__TASK__
In the lines below, output everything from the first line through the line containing "import plotly.graph_objects as go" exactly as it is. Pictures are not part of the output.

__DATA EXTRACT__

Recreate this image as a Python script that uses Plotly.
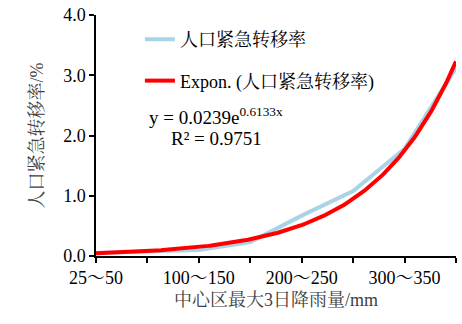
import numpy as np
import plotly.graph_objects as go

categories = ["25～50", "50～100", "100～150", "150～200", "200～250", "250～300", "300～350", "350～400"]
rate = [0.05, 0.08, 0.10, 0.23, 0.67, 1.08, 1.78, 3.12]
fit_a = 0.0239
fit_b = 0.6133
r2 = 0.9751
series_name = "人口紧急转移率"
y_ticks = [0, 1, 2, 3, 4]
y_ticktext = ["0.0", "1.0", "2.0", "3.0", "4.0"]

xs = list(range(1, len(categories) + 1))
label_pos = xs[::2]
label_text = categories[::2]
xfit = np.linspace(1, len(categories), 200)
yfit = fit_a * np.exp(fit_b * xfit)

FONT = "Liberation Serif, Times New Roman, Noto Serif CJK SC, Noto Sans CJK SC, serif"

fig = go.Figure()
fig.add_trace(go.Scatter(x=xs, y=rate, mode="lines", name=series_name,
                         line=dict(color="#A9D3E6", width=4), legendgroup="a"))
fig.add_trace(go.Scatter(x=xfit, y=yfit, mode="lines", name=f"Expon. ({series_name})",
                         line=dict(color="#FF0000", width=4), legendgroup="b"))

fig.add_annotation(x=0.142, y=0.581, xref="paper", yref="paper", xanchor="left", yanchor="middle",
                   text=f"y = {fit_a}e<sup>{fit_b}x</sup>", showarrow=False,
                   font=dict(family=FONT, size=19, color="black"))
fig.add_annotation(x=0.202, y=0.488, xref="paper", yref="paper", xanchor="left", yanchor="middle",
                   text=f"R² = {r2}", showarrow=False,
                   font=dict(family=FONT, size=19, color="black"))

fig.update_layout(
    width=462, height=324,
    margin=dict(l=96, r=6, t=15, b=68, autoexpand=False),
    paper_bgcolor="white", plot_bgcolor="white",
    font=dict(family=FONT, size=18, color="black"),
    showlegend=True,
    legend=dict(x=0.122, y=0.975, xanchor="left", yanchor="top", bgcolor="rgba(0,0,0,0)",
                tracegroupgap=15, traceorder="grouped", font=dict(size=18, family=FONT)),
    xaxis=dict(range=[1, len(categories)], tickmode="array", tickvals=label_pos, ticktext=label_text,
               showline=True, linecolor="black", linewidth=1.5, ticks="outside", ticklen=5,
               tickwidth=1.5, tickcolor="black", showgrid=False, zeroline=False, automargin=False,
               minor=dict(tickmode="array", tickvals=xs, ticks="outside", ticklen=5, tickwidth=1.5,
                          tickcolor="black", showgrid=False),
               tickfont=dict(size=18),
               title=dict(text="中心区最大3日降雨量/mm", font=dict(size=18, color="#404040", family=FONT), standoff=6)),
    yaxis=dict(range=[0, 4], tickmode="array", tickvals=y_ticks, ticktext=y_ticktext,
               showline=True, linecolor="black", linewidth=1.5, ticks="outside", ticklen=5,
               tickwidth=1.5, tickcolor="black", showgrid=False, zeroline=False, automargin=False,
               tickfont=dict(size=18),
               title=dict(text="人口紧急转移率/%", font=dict(size=18, color="#404040", family=FONT), standoff=15)),
)

fig.write_html("out.html", config={"displayModeBar": False},
               post_script="document.body.style.margin='0';document.body.style.padding='0';")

__ANSWER FOR THE TASK__
Recreate this image as a Python script that uses Plotly.
import numpy as np
import plotly.graph_objects as go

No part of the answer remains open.